Exercise instructions -> Copy the data precisely, character for character, and leave out every picture.

-- start --

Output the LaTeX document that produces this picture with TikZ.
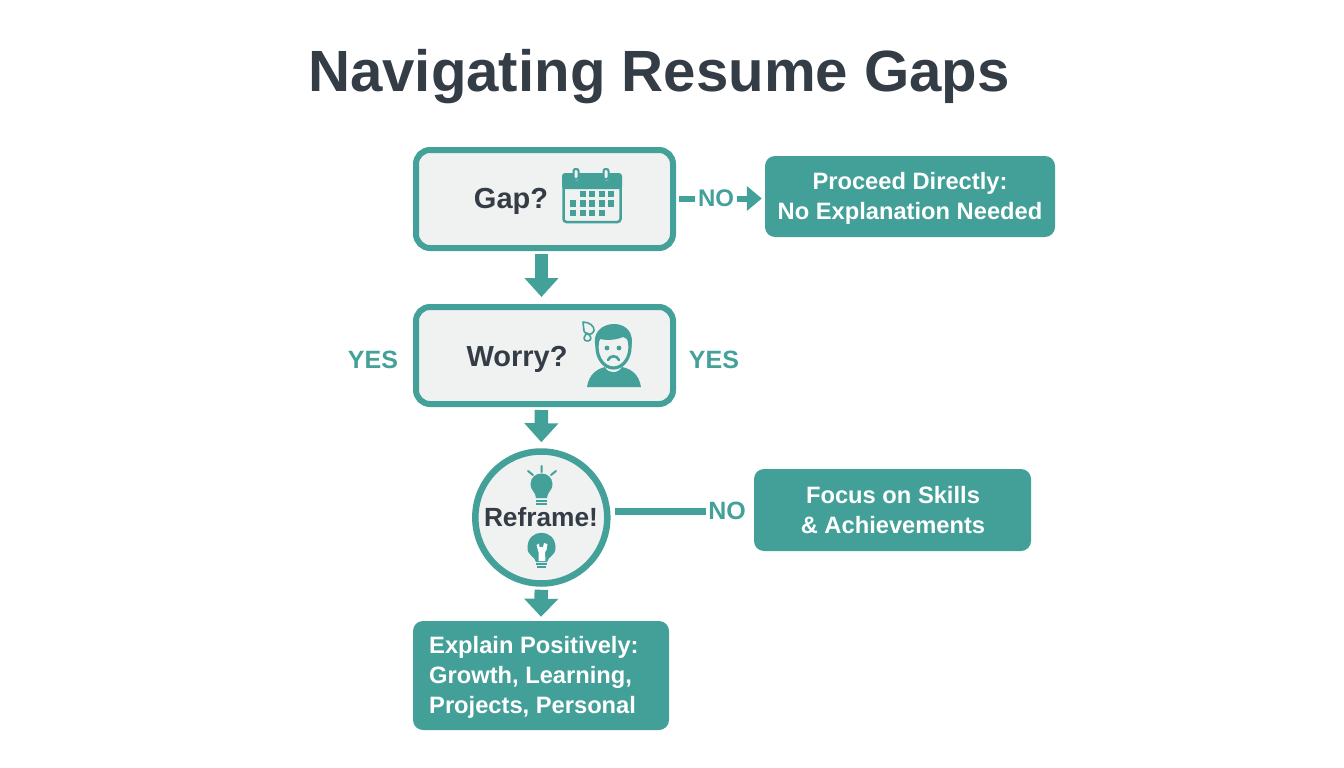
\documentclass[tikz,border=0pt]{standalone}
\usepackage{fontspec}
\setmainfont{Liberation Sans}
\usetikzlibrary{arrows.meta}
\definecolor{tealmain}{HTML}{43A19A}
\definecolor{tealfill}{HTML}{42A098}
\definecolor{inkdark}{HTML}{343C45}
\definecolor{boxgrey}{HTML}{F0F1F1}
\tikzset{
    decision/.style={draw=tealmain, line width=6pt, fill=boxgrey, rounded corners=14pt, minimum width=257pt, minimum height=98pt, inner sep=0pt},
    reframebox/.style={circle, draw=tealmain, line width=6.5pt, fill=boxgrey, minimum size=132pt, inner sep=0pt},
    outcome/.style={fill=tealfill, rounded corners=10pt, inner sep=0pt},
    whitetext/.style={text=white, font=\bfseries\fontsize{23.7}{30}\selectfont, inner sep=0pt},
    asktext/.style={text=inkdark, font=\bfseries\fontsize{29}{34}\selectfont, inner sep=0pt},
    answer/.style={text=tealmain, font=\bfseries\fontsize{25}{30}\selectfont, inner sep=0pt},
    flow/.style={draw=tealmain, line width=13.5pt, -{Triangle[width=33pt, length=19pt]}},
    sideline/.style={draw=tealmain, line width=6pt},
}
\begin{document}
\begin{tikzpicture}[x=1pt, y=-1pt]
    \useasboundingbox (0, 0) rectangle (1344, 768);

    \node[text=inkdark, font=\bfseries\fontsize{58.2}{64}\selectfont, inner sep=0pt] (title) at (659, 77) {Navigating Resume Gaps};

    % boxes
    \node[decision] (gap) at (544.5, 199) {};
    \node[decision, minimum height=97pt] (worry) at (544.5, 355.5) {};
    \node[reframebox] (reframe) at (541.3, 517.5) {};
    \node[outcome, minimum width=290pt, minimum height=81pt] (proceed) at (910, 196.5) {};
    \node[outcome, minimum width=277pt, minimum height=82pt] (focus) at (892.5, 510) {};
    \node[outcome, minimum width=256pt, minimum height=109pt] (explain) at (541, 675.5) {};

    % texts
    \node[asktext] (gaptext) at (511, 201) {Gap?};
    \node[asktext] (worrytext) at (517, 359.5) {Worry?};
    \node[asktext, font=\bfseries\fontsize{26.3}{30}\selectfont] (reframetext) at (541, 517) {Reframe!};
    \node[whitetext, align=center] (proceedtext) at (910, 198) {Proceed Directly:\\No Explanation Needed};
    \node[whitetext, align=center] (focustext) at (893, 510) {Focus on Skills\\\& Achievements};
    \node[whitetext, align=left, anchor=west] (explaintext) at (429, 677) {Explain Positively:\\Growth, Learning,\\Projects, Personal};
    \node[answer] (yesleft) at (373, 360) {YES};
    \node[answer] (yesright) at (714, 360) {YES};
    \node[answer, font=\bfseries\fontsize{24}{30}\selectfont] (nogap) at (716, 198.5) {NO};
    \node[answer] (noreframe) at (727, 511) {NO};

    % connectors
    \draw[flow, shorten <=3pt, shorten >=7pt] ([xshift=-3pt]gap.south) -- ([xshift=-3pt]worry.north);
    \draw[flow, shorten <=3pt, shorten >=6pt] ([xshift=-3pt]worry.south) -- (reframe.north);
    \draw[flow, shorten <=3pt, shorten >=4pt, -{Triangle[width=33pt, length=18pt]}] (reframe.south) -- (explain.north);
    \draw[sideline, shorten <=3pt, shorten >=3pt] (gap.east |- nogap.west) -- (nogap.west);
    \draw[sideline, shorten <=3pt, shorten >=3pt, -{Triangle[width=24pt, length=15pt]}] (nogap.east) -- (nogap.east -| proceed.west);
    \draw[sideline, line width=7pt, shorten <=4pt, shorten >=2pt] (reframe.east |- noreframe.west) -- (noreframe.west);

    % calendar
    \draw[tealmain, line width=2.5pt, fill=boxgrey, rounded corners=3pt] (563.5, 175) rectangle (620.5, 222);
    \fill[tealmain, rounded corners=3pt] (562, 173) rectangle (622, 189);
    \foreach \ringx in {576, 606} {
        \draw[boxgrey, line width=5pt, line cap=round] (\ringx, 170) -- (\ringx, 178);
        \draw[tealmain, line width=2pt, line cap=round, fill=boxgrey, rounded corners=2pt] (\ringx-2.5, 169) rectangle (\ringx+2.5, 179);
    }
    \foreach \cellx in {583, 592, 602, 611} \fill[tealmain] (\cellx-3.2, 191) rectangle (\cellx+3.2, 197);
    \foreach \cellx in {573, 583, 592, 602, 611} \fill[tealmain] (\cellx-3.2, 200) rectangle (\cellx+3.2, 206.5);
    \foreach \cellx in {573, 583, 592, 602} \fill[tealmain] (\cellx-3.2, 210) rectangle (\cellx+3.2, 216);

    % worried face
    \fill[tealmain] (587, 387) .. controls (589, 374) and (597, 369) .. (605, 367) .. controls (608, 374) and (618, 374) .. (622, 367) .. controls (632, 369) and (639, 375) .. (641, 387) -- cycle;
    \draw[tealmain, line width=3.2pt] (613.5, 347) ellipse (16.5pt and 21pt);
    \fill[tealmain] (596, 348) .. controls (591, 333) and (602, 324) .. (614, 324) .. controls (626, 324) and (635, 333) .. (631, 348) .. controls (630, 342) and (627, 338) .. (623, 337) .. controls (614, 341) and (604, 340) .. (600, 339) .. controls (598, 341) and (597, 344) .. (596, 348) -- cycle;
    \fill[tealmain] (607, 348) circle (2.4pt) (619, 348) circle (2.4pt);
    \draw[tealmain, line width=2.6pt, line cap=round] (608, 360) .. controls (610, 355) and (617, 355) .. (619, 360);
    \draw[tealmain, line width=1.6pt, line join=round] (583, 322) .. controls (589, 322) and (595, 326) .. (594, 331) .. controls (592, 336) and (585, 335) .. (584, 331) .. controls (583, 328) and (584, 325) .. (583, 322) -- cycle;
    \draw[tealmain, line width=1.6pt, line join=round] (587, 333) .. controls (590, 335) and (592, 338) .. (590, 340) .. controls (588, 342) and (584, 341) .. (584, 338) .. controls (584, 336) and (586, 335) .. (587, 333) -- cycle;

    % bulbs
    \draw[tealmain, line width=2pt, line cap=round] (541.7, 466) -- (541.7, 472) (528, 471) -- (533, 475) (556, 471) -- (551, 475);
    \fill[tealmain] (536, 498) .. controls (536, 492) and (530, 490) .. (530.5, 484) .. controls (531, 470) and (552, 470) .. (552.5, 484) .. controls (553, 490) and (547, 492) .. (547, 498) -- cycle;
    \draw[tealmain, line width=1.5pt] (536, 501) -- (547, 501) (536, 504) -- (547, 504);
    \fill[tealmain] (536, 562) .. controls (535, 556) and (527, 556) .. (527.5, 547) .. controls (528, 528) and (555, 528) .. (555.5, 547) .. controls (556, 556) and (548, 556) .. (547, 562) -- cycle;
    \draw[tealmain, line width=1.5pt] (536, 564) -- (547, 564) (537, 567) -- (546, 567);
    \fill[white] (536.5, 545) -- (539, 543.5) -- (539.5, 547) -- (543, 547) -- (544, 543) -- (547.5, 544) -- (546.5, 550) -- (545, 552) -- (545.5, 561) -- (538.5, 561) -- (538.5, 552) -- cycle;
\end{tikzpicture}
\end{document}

-- end --

Solved problem ->
Output the LaTeX document that produces this picture with TikZ.
\documentclass[tikz,border=0pt]{standalone}
\usepackage{fontspec}
\setmainfont{Liberation Sans}
\usetikzlibrary{arrows.meta}
\definecolor{tealmain}{HTML}{43A19A}
\definecolor{tealfill}{HTML}{42A098}
\definecolor{inkdark}{HTML}{343C45}
\definecolor{boxgrey}{HTML}{F0F1F1}
\tikzset{
    decision/.style={draw=tealmain, line width=6pt, fill=boxgrey, rounded corners=14pt, minimum width=257pt, minimum height=98pt, inner sep=0pt},
    reframebox/.style={circle, draw=tealmain, line width=6.5pt, fill=boxgrey, minimum size=132pt, inner sep=0pt},
    outcome/.style={fill=tealfill, rounded corners=10pt, inner sep=0pt},
    whitetext/.style={text=white, font=\bfseries\fontsize{23.7}{30}\selectfont, inner sep=0pt},
    asktext/.style={text=inkdark, font=\bfseries\fontsize{29}{34}\selectfont, inner sep=0pt},
    answer/.style={text=tealmain, font=\bfseries\fontsize{25}{30}\selectfont, inner sep=0pt},
    flow/.style={draw=tealmain, line width=13.5pt, -{Triangle[width=33pt, length=19pt]}},
    sideline/.style={draw=tealmain, line width=6pt},
}
\begin{document}
\begin{tikzpicture}[x=1pt, y=-1pt]
    \useasboundingbox (0, 0) rectangle (1344, 768);

    \node[text=inkdark, font=\bfseries\fontsize{58.2}{64}\selectfont, inner sep=0pt] (title) at (659, 77) {Navigating Resume Gaps};

    % boxes
    \node[decision] (gap) at (544.5, 199) {};
    \node[decision, minimum height=97pt] (worry) at (544.5, 355.5) {};
    \node[reframebox] (reframe) at (541.3, 517.5) {};
    \node[outcome, minimum width=290pt, minimum height=81pt] (proceed) at (910, 196.5) {};
    \node[outcome, minimum width=277pt, minimum height=82pt] (focus) at (892.5, 510) {};
    \node[outcome, minimum width=256pt, minimum height=109pt] (explain) at (541, 675.5) {};

    % texts
    \node[asktext] (gaptext) at (511, 201) {Gap?};
    \node[asktext] (worrytext) at (517, 359.5) {Worry?};
    \node[asktext, font=\bfseries\fontsize{26.3}{30}\selectfont] (reframetext) at (541, 517) {Reframe!};
    \node[whitetext, align=center] (proceedtext) at (910, 198) {Proceed Directly:\\No Explanation Needed};
    \node[whitetext, align=center] (focustext) at (893, 510) {Focus on Skills\\\& Achievements};
    \node[whitetext, align=left, anchor=west] (explaintext) at (429, 677) {Explain Positively:\\Growth, Learning,\\Projects, Personal};
    \node[answer] (yesleft) at (373, 360) {YES};
    \node[answer] (yesright) at (714, 360) {YES};
    \node[answer, font=\bfseries\fontsize{24}{30}\selectfont] (nogap) at (716, 198.5) {NO};
    \node[answer] (noreframe) at (727, 511) {NO};

    % connectors
    \draw[flow, shorten <=3pt, shorten >=7pt] ([xshift=-3pt]gap.south) -- ([xshift=-3pt]worry.north);
    \draw[flow, shorten <=3pt, shorten >=6pt] ([xshift=-3pt]worry.south) -- (reframe.north);
    \draw[flow, shorten <=3pt, shorten >=4pt, -{Triangle[width=33pt, length=18pt]}] (reframe.south) -- (explain.north);
    \draw[sideline, shorten <=3pt, shorten >=3pt] (gap.east |- nogap.west) -- (nogap.west);
    \draw[sideline, shorten <=3pt, shorten >=3pt, -{Triangle[width=24pt, length=15pt]}] (nogap.east) -- (nogap.east -| proceed.west);
    \draw[sideline, line width=7pt, shorten <=4pt, shorten >=2pt] (reframe.east |- noreframe.west) -- (noreframe.west);

    % calendar
    \draw[tealmain, line width=2.5pt, fill=boxgrey, rounded corners=3pt] (563.5, 175) rectangle (620.5, 222);
    \fill[tealmain, rounded corners=3pt] (562, 173) rectangle (622, 189);
    \foreach \ringx in {576, 606} {
        \draw[boxgrey, line width=5pt, line cap=round] (\ringx, 170) -- (\ringx, 178);
        \draw[tealmain, line width=2pt, line cap=round, fill=boxgrey, rounded corners=2pt] (\ringx-2.5, 169) rectangle (\ringx+2.5, 179);
    }
    \foreach \cellx in {583, 592, 602, 611} \fill[tealmain] (\cellx-3.2, 191) rectangle (\cellx+3.2, 197);
    \foreach \cellx in {573, 583, 592, 602, 611} \fill[tealmain] (\cellx-3.2, 200) rectangle (\cellx+3.2, 206.5);
    \foreach \cellx in {573, 583, 592, 602} \fill[tealmain] (\cellx-3.2, 210) rectangle (\cellx+3.2, 216);

    % worried face
    \fill[tealmain] (587, 387) .. controls (589, 374) and (597, 369) .. (605, 367) .. controls (608, 374) and (618, 374) .. (622, 367) .. controls (632, 369) and (639, 375) .. (641, 387) -- cycle;
    \draw[tealmain, line width=3.2pt] (613.5, 347) ellipse (16.5pt and 21pt);
    \fill[tealmain] (596, 348) .. controls (591, 333) and (602, 324) .. (614, 324) .. controls (626, 324) and (635, 333) .. (631, 348) .. controls (630, 342) and (627, 338) .. (623, 337) .. controls (614, 341) and (604, 340) .. (600, 339) .. controls (598, 341) and (597, 344) .. (596, 348) -- cycle;
    \fill[tealmain] (607, 348) circle (2.4pt) (619, 348) circle (2.4pt);
    \draw[tealmain, line width=2.6pt, line cap=round] (608, 360) .. controls (610, 355) and (617, 355) .. (619, 360);
    \draw[tealmain, line width=1.6pt, line join=round] (583, 322) .. controls (589, 322) and (595, 326) .. (594, 331) .. controls (592, 336) and (585, 335) .. (584, 331) .. controls (583, 328) and (584, 325) .. (583, 322) -- cycle;
    \draw[tealmain, line width=1.6pt, line join=round] (587, 333) .. controls (590, 335) and (592, 338) .. (590, 340) .. controls (588, 342) and (584, 341) .. (584, 338) .. controls (584, 336) and (586, 335) .. (587, 333) -- cycle;

    % bulbs
    \draw[tealmain, line width=2pt, line cap=round] (541.7, 466) -- (541.7, 472) (528, 471) -- (533, 475) (556, 471) -- (551, 475);
    \fill[tealmain] (536, 498) .. controls (536, 492) and (530, 490) .. (530.5, 484) .. controls (531, 470) and (552, 470) .. (552.5, 484) .. controls (553, 490) and (547, 492) .. (547, 498) -- cycle;
    \draw[tealmain, line width=1.5pt] (536, 501) -- (547, 501) (536, 504) -- (547, 504);
    \fill[tealmain] (536, 562) .. controls (535, 556) and (527, 556) .. (527.5, 547) .. controls (528, 528) and (555, 528) .. (555.5, 547) .. controls (556, 556) and (548, 556) .. (547, 562) -- cycle;
    \draw[tealmain, line width=1.5pt] (536, 564) -- (547, 564) (537, 567) -- (546, 567);
    \fill[white] (536.5, 545) -- (539, 543.5) -- (539.5, 547) -- (543, 547) -- (544, 543) -- (547.5, 544) -- (546.5, 550) -- (545, 552) -- (545.5, 561) -- (538.5, 561) -- (538.5, 552) -- cycle;
\end{tikzpicture}
\end{document}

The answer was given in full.